The upper floors were recently occupied by Worden Thane PC, which has since relocated to the new Stockman Bank building on West Broadway. When ALPS moves to the upper floors, it will open the second floor up for a new tenant.

That could include several of the Florence Building’s current tenants, several of whom are growing quickly. LumenAd, a technology company based in digital advertising, began with only a handful of employees but has since grown to occupy the building’s entire fifth floor.

Submittable has also grown to occupy more space, buying up offices as they become available to occupy the third floor. The company also works on the technology front, helping others manage digital content.

“We’ve stumbled onto a technology hub here, which is kind of cool for the old, classic Florence Building,” Bell said. “There was some intention to do that when we pulled the fiber in for a full gig up-down to make this building attractive to technology companies. You can’t get any faster Internet than you can in this building.”

Missoula’s national reputation as a tech hub has grown in recent years, as have several local companies, and Bell has observed the changes with an optimistic outlook on the city’s future.

Bell described the planned renovations as “rustic modern,” a change from the 1980s feel of the upper floors, which were most recently occupied by Worden Thane PC. (Martin Kidston/Missoula Current)

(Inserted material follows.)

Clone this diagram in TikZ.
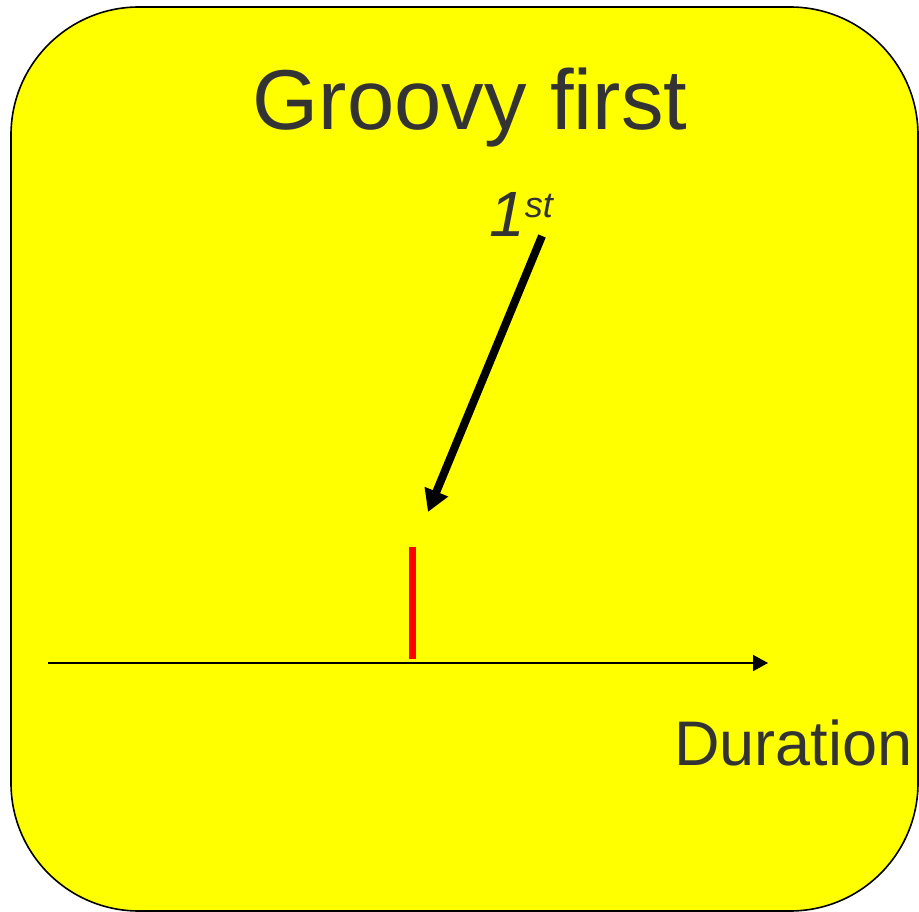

Down the street, Advanced Technology Group recently celebrated the hiring of its 100th Missoula employee. EduLog continues to grow as well, and ClassPass – a technology-based fitness company with offices in New York and San Francisco – is opening its third North American office in Missoula this month.

“Missoula is a special place, and I do think that you can sum up the reason why the people who anchor companies here and have committed to stay here and grow here is because of that,” Bell said. “Oftentimes, it’s in spite of the other headwinds we often talk about here.

“Missoula is made up of a very unique chemistry of people who have different ideologies, world views and priorities in life, but everybody remains friends and coexists. That’s what makes Missoula awesome.”

Much of that activity has been centered in downtown Missoula, a place Bell believes is well positioned for growth and future industries.

Just across Higgins Avenue, the newest downtown resident is gaining stature as construction of the Mercantile hotel continues. The pedestrian commerce, dining options and general activity taking place on the streets gives the city center a vibrant atmosphere, Bell said.

It is, he added, a worthy place to invest.

“There’s a vitality that exists in our urban downtown, and it’s growing,” he said. “There’s a lot of great things going on in many places in Missoula, but I don’t know that there’s any place in Missoula that has as high a concentration of energy and activity and new investment as our downtown.”